Interacting fermions and N=2 Chern-Simons-matter theories
Marcos Marino, Pavel Putrov
TL;DR
This work extends the Fermi gas reformulation from ${\cal N}=3$ to ${\cal N}=2$ Chern-Simons-matter theories, recasting sphere partition functions as interacting one-dimensional Fermi gases. In the large-${N}$ limit, Hartree/Thomas-Fermi theory provides a tractable mean-field description, reproducing known ${\cal N}=2$ large-${N}$ results and enabling detailed analysis of theories with a single node, both flavored and with long-range adjoint interactions. For one-node flavored theories, exchange corrections yield an Airy-function form for the partition function, while theories with long-range forces are governed by an integral equation that determines the large-${N}$ R-charge; these results connect to and strengthen prior matrix-model analyses.
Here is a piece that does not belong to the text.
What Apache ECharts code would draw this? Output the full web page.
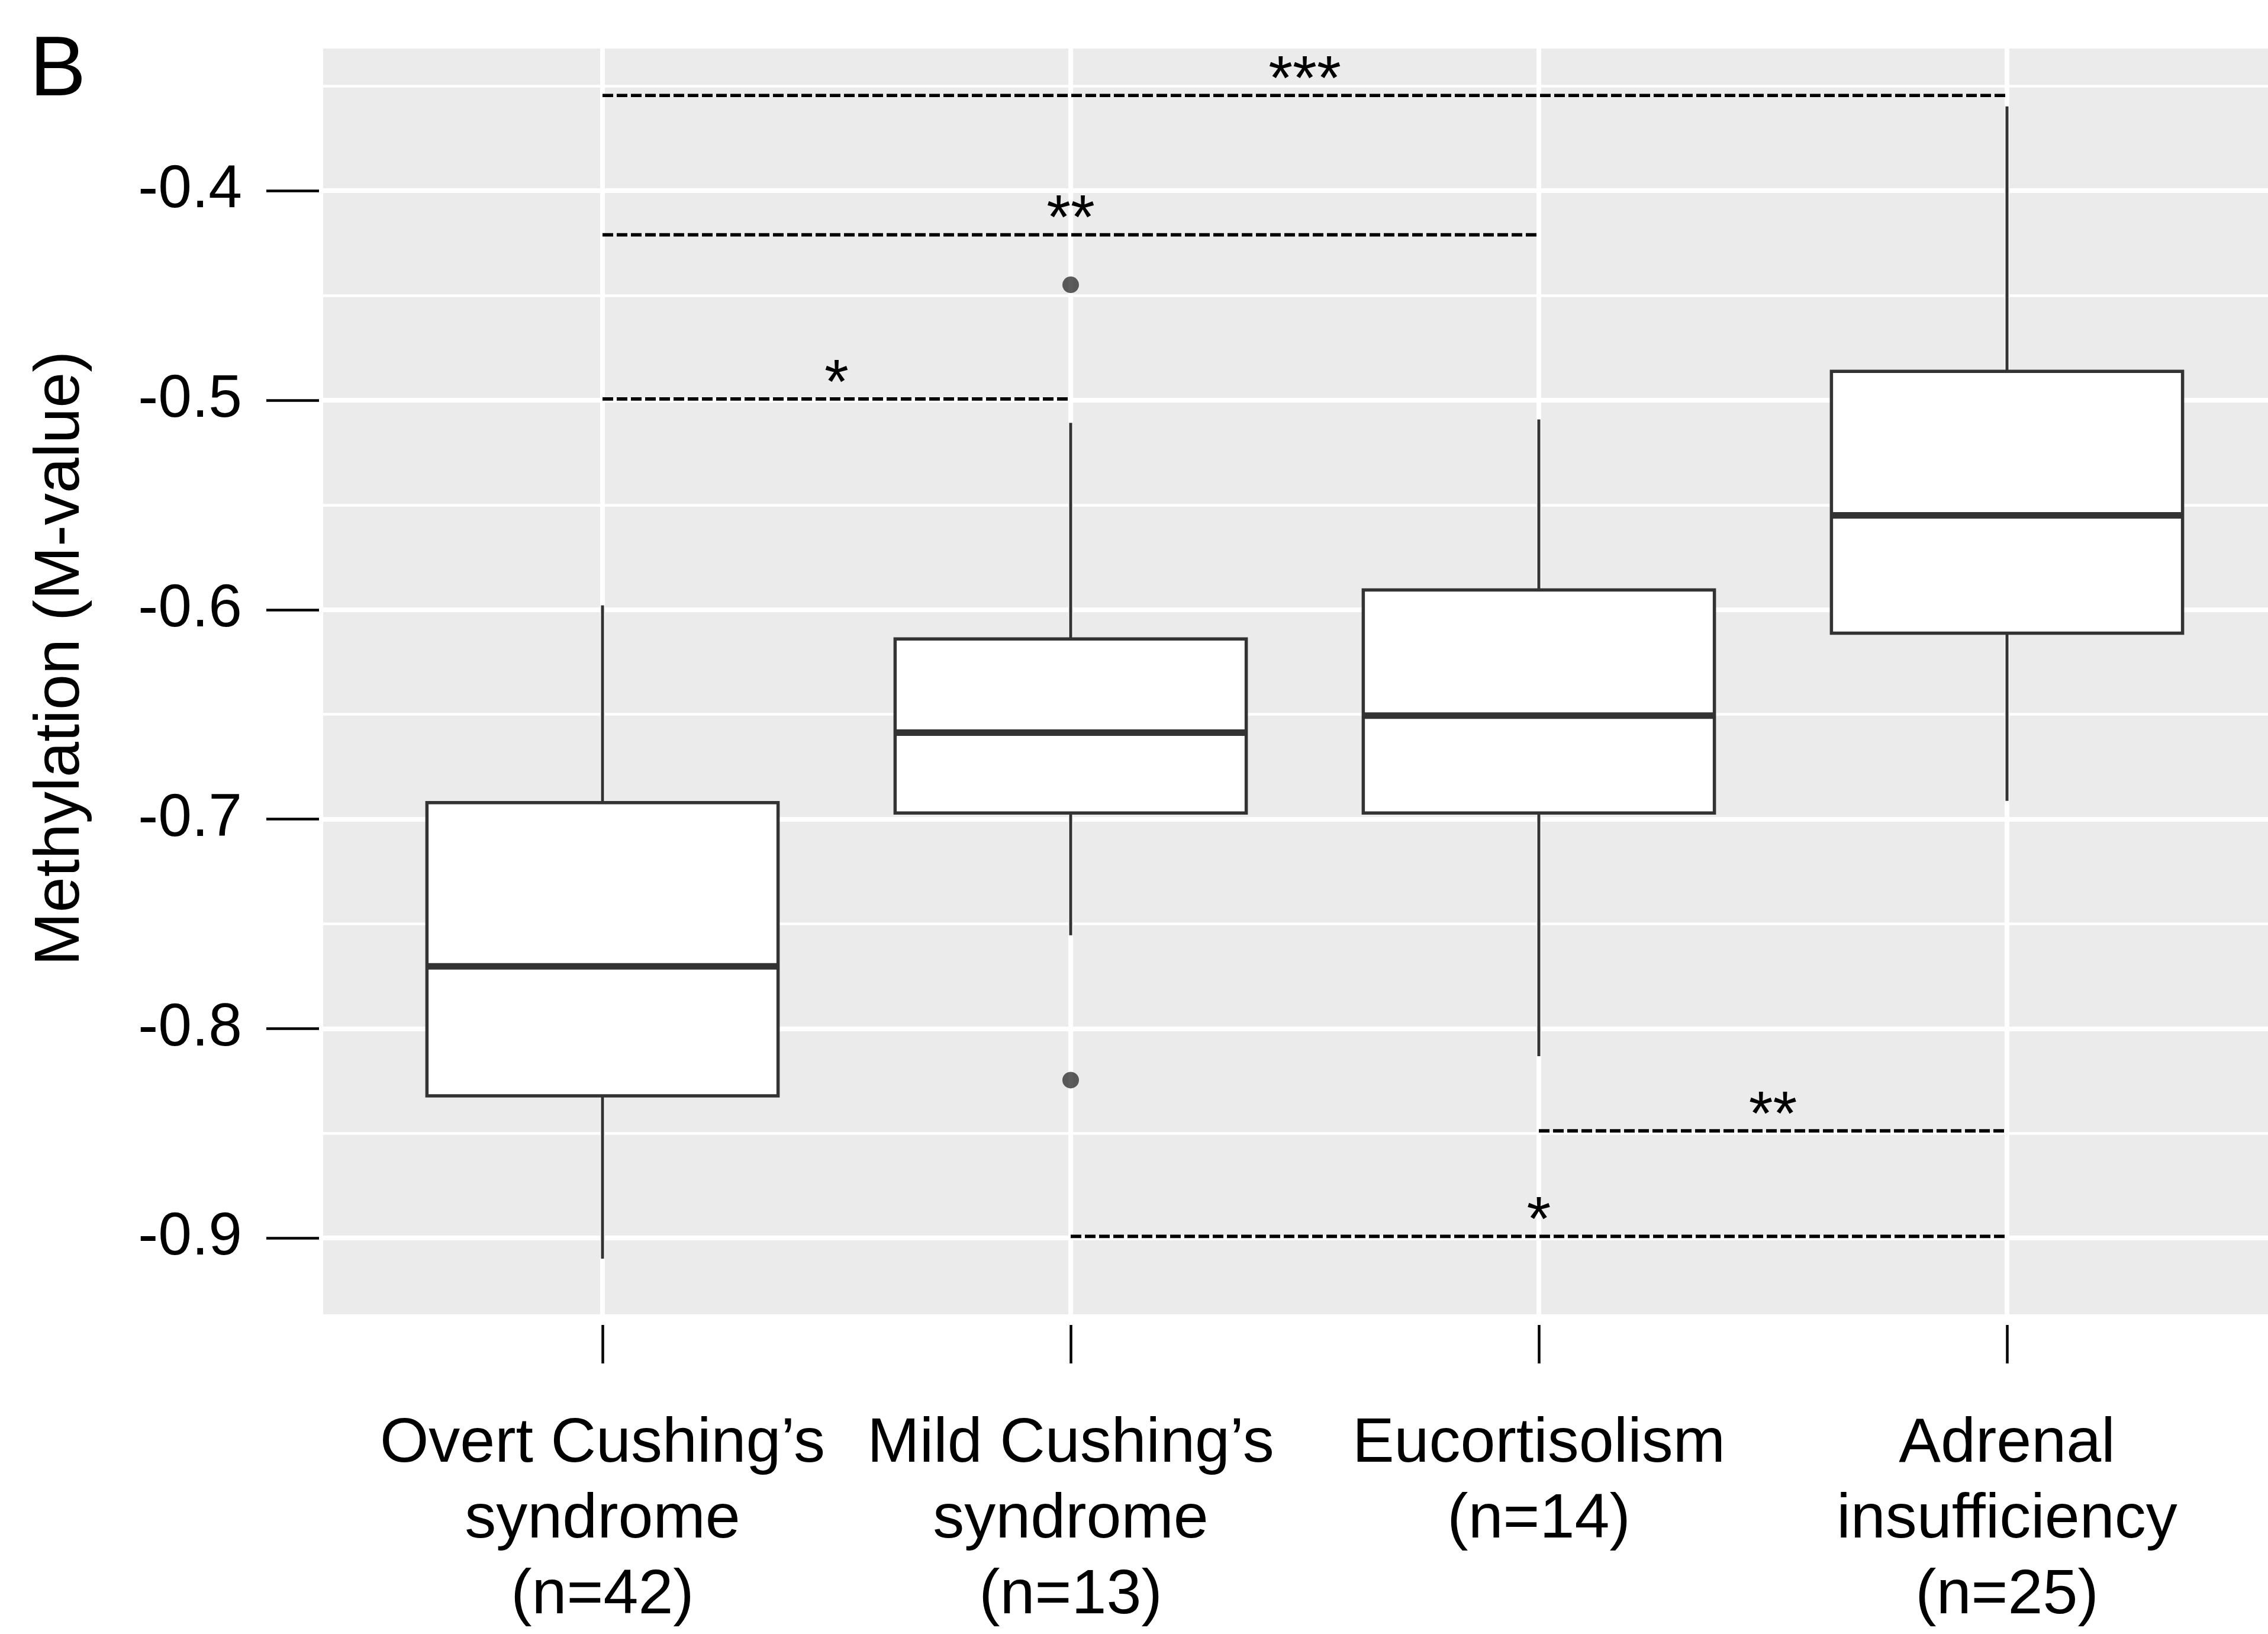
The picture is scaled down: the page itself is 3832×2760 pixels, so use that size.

The framework offers a coherent route to compute leading large-${N}$ free energies, assess subleading corrections, and explore the qualitative differences between short-range and long-range interactions in the holographic context.
Abstract
The partition function on the three-sphere of N=3 Chern-Simons-matter theories can be formulated in terms of an ideal Fermi gas. In this paper we show that, in theories with N=2 supersymmetry, the partition function corresponds to a gas of interacting fermions in one dimension. The large N limit is the thermodynamic limit of the gas and it can be analyzed with the Hartree and Thomas-Fermi approximations, which lead to the known large N solutions of these models. We use this interacting fermion picture to analyze in detail N=2 theories with one single node. In the case of theories with no long-range forces we incorporate exchange effects and argue that the partition function is given by an Airy function, as in N=3 theories. For the theory with g adjoint superfields and long-range forces, the Thomas-Fermi approximation leads to an integral equation which determines the large N, strongly coupled R-charge.